> GOAL: Please, without the pictures, retype exactly the lines from the start of the material through the line that holds "const binWidth = 1;".

##### DATASET EXCERPT #####

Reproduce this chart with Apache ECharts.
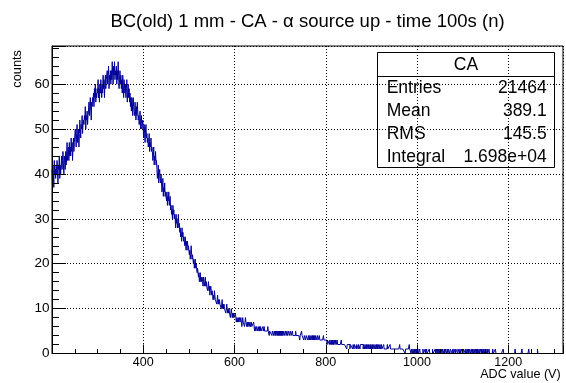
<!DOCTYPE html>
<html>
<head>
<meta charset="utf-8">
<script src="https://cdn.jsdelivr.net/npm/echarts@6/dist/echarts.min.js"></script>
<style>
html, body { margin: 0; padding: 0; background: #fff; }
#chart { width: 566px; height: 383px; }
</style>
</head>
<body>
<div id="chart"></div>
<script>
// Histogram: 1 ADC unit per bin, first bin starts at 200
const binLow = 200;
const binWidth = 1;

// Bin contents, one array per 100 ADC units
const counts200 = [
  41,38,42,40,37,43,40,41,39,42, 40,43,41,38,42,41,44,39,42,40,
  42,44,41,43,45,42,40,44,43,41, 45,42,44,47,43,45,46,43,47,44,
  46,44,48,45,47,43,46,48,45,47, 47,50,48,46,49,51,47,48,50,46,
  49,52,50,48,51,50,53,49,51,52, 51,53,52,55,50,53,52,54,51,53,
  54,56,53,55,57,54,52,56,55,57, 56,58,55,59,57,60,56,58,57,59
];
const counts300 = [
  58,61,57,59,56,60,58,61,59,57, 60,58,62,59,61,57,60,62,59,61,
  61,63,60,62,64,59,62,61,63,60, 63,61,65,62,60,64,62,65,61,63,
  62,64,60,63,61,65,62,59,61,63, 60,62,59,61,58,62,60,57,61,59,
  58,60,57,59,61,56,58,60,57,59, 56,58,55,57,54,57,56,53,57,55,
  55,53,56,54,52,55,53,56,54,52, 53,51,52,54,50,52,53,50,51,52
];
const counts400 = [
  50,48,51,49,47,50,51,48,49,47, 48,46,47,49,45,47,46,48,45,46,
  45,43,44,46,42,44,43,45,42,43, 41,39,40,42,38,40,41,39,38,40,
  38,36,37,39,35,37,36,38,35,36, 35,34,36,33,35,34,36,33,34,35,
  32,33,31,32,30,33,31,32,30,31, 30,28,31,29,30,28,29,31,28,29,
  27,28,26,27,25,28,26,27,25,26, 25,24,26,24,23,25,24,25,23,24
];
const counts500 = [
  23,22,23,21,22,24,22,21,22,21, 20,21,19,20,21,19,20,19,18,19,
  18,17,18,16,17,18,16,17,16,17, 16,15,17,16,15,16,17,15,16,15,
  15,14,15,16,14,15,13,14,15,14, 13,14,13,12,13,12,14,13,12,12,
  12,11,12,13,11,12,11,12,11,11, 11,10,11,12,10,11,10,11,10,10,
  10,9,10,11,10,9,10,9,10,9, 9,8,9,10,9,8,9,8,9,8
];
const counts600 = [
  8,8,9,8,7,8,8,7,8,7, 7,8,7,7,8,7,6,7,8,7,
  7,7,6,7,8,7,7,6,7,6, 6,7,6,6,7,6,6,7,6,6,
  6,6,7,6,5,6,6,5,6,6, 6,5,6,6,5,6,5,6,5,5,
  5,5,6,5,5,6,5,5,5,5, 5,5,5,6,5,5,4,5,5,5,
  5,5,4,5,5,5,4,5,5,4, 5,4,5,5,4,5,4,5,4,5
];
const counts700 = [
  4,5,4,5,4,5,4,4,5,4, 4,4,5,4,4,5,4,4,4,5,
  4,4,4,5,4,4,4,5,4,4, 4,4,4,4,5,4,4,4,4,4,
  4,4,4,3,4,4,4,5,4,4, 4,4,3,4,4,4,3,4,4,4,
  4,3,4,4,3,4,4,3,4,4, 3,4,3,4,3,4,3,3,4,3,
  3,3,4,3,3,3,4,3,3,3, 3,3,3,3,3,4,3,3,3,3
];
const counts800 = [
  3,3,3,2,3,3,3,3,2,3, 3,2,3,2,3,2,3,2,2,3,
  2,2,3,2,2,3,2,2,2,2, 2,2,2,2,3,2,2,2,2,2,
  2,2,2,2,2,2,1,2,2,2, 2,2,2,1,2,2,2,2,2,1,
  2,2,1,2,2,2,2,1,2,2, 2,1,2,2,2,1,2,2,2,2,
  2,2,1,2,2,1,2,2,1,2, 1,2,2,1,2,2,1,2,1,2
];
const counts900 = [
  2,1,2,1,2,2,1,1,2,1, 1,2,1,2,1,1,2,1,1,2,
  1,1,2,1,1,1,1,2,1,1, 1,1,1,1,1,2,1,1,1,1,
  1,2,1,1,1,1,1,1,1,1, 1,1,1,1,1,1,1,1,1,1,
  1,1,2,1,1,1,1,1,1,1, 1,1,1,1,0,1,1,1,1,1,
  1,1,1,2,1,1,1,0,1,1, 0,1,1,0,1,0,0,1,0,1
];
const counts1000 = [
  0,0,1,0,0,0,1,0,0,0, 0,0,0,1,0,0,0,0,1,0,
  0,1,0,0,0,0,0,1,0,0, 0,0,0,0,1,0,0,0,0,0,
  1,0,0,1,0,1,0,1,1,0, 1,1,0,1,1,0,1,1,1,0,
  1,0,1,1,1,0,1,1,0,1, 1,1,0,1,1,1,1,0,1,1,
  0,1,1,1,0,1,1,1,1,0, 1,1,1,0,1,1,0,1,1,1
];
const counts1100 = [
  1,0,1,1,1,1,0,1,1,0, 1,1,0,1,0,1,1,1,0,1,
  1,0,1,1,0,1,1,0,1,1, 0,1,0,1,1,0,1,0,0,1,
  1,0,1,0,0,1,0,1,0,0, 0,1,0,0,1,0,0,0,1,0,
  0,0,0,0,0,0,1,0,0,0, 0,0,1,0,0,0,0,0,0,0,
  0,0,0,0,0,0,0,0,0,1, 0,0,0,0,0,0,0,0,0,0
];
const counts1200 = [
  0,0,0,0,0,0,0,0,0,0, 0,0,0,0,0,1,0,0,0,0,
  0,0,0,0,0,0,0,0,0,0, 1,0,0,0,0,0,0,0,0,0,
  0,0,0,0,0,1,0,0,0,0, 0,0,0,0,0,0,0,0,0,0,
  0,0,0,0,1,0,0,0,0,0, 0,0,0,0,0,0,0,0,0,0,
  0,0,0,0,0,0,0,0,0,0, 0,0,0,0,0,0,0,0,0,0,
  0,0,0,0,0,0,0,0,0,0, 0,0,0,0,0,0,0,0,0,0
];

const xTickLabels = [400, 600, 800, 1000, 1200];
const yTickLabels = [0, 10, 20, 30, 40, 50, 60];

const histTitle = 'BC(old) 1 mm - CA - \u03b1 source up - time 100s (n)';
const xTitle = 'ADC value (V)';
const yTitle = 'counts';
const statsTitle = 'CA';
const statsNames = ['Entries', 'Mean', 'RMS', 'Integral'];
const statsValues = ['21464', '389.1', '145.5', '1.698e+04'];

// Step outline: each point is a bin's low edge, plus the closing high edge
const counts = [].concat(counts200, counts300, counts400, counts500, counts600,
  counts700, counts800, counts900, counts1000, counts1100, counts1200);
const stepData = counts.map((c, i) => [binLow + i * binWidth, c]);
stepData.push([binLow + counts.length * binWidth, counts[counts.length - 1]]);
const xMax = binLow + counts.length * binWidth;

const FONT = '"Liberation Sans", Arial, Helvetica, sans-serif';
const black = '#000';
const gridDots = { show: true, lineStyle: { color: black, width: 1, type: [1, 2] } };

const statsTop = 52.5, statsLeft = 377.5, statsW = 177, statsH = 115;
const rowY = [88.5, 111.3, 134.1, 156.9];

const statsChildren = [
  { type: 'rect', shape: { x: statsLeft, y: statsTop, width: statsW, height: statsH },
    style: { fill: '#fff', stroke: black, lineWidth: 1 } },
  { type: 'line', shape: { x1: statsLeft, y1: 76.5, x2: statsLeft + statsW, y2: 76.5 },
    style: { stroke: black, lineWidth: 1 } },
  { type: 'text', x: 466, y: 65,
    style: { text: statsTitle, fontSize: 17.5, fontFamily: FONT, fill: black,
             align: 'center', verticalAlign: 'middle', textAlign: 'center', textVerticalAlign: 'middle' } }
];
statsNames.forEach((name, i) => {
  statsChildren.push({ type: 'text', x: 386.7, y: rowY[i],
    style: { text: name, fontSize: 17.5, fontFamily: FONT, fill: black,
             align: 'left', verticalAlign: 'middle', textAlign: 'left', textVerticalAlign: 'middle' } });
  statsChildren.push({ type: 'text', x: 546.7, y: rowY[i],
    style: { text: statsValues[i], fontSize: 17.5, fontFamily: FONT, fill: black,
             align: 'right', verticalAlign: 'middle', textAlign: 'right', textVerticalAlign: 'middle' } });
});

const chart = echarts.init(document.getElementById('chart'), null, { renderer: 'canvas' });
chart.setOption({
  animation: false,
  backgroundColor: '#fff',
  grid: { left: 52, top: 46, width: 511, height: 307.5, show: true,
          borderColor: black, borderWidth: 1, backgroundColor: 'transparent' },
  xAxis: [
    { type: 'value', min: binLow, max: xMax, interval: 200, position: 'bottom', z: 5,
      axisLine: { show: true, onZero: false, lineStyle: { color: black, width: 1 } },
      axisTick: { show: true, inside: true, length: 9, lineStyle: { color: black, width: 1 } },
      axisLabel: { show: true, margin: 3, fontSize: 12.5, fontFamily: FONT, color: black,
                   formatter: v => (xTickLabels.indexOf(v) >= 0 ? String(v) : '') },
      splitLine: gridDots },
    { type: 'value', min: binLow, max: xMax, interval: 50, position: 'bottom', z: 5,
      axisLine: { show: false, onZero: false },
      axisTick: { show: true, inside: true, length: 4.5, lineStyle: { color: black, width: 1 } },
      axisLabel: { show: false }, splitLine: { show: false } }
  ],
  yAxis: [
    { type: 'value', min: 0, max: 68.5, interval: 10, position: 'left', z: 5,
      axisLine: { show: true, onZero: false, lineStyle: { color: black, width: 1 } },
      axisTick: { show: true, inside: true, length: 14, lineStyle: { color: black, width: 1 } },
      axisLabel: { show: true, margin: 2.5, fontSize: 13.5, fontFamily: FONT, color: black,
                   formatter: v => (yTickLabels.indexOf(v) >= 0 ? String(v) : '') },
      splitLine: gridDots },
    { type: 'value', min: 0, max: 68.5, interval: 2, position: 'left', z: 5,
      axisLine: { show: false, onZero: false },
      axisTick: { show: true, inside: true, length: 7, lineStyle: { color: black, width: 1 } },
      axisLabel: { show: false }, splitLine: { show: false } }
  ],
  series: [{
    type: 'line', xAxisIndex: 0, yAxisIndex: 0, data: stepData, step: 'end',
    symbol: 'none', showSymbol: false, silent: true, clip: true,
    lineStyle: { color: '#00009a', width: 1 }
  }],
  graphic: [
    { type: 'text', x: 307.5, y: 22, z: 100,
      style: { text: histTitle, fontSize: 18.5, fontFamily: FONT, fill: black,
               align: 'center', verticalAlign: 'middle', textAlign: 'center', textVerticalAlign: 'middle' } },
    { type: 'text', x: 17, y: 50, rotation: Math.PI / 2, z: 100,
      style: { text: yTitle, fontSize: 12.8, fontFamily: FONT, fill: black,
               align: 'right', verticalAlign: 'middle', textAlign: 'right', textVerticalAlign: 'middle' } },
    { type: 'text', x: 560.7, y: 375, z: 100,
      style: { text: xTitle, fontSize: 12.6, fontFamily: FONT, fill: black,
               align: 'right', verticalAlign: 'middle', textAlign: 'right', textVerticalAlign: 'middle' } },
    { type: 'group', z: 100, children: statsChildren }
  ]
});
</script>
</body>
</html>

#####

> RESPONSE:
Reproduce this chart with Apache ECharts.
<!DOCTYPE html>
<html>
<head>
<meta charset="utf-8">
<script src="https://cdn.jsdelivr.net/npm/echarts@6/dist/echarts.min.js"></script>
<style>
html, body { margin: 0; padding: 0; background: #fff; }
#chart { width: 566px; height: 383px; }
</style>
</head>
<body>
<div id="chart"></div>
<script>
// Histogram: 1 ADC unit per bin, first bin starts at 200
const binLow = 200;
const binWidth = 1;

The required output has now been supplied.